Danny leaves for the US soon after his father discovers the couple and all but severs ties between them. Santi stays behind in the uncharted territory of post-apartheid South Africa. Never once, however, does she remove the heart-shaped necklace Danny gave her. When she and Danny meet again, decades later, she explains: "Even to this day ... I do not take it off. For you, but not only for you. For all the things that go to make up dreams, for the moments in my life when I thought that happiness had no boundary."

On one level, Danny and Santi's love is the story of South Africa, bound by past and present. For, in Danny's case, at least, their love is not only a past love, but love of a past long gone. The orderly, "everyone knew where they belonged" South Africa that Danny once knew no longer exists. Likewise, the family relationships that used to anchor him have either died or become deadening. The home he grew up in has been bulldozed. And the love of his life is a vivid memory. Slippery moorings at best.

That's why Danny ultimately sets sail for the present. His moral barometer helps him do this. "Even in a sea of ambiguity, when all bets are off, all reference points gone, there is still a right and a wrong," he realizes. His decision to honor that timeless truth frees him to face the future.

But the line between dreams and reality is not so straight and narrow as the one between right and wrong. Danny and Santi's love was never immoral, but it was also never realistic. The question remains whether or not it could be.

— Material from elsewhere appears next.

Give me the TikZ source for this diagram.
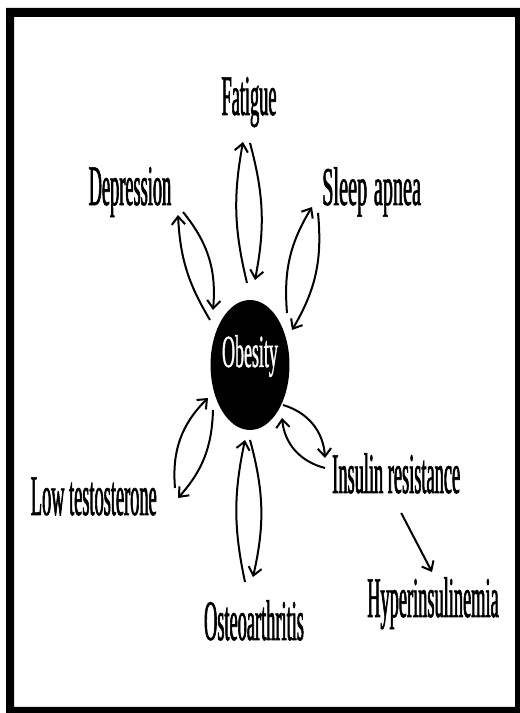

In its focus on South Africa, "Empire Settings" affirms Santi's assessment: "This country has made us all pay a terrible price for freedom." Black and white alike pay it every time they subdue the past for the sake of the present. The trick, Schmahmann suggests, is to subdue memory without wholly forsaking it. Far beyond borders of race and place, that is precisely the challenge we all face in conquering the inner empires of our hopes and dreams and hearts.

Danny has a lot to learn as he turns impetuously to greet tomorrow. Santi knows better than to confront it cavalierly. Together, they teach us volumes about hello and good-bye, holding on and letting go.

Trudy Palmer taught African American literature at Tufts University.